En Venezuela la oposición
también se encuentra enfrentada, como en otras latitudes, al dilema del
deslinde. Naturalmente, hay defensores candorosos de la unidad por la unidad.
Quizás no entienden que el problema no radica en diferentes tácticas y
estrategias sino en dos culturas políticas antagónicas. Un jacobinismo
derechista de origen oligárquico y una clase política que ha perdido el rumbo
electoral, el único que tenía, el único que conocía. Menos entienden que si la
unidad abstracta continúa, la oposición seguirá paralizada, situada en medio de
la nada, en esa “política cero” que apenas pueden ocultar sus principales
líderes, empeñados en asumir el rol de reporteros de tragedias sociales.
Evidentemente, tienen miedo al deslinde, aunque en el fondo saben que no hay
otra alternativa. Y de algún modo se les entiende: el deslinde no solo es entre partidos sino también dentro de los
partidos. Eso quiere decir que algunos
siguen poniendo la “razón de partido” por sobre toda otra razón política.
Fatal, estimado Capriles.
El ya citado Simón García
escribió un tuit afirmando que el deslinde existe objetivamente. Solo falta
ponerlo en forma. De eso se trata precisamente, de ponerlo en forma. Y bien
¿cómo se puede poner en forma política un deslinde? La forma no-política es
agrediendo a los extremistas con el lenguaje que ellos mismos usan. Pero para
eso no hay ninguna necesidad. Entre los aciertos de Carl Schmitt hay al
respecto una frase muy correcta. “El enemigo político no es un enemigo
personal”. Poner en forma política un deslinde significa, dicho en breve,
asumir y practicar una línea política sin dar cuenta ni explicaciones a los
ex-aliados. En el caso que nos ocupa, significa asumir la tarea electoral hasta
sus últimas consecuencias, nombrando candidatos e iniciando desde ya la campaña
para las elecciones que se avecinan. Una de ellas, las municipales, ya tienen
fecha: 9-D. La otra, el plebiscito, es eventual. Ese sería un deslinde.
Un deslinde no precisa de
refinamientos ideológicos, de filosofías morales, ni de traumas personales.

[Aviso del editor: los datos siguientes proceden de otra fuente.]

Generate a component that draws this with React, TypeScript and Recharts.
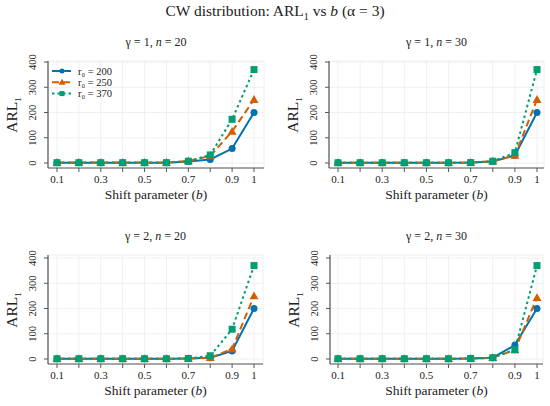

Como diría Kant, es un imperativo axiomático: Los chavistas no quieren
elecciones, los abstencionistas no quieren elecciones, los demócratas van por
lo tanto a las elecciones en contra de los dos. Por eso mismo el “sano
deslinde” del que nos habla Simón García es necesario e ineludible. A menos,
claro está, que los opositores democráticos decidan continuar habitando en el
limbo que los llevó a esa “abstención pasiva” que no saben como manejar.
Antes del 20-M faltaban 5
minutos para las 12. En estos momentos falta 1 minuto para las 12. Quedan
todavía algunos segundos. Ahora o nunca. Hay que saber decidir a tiempo.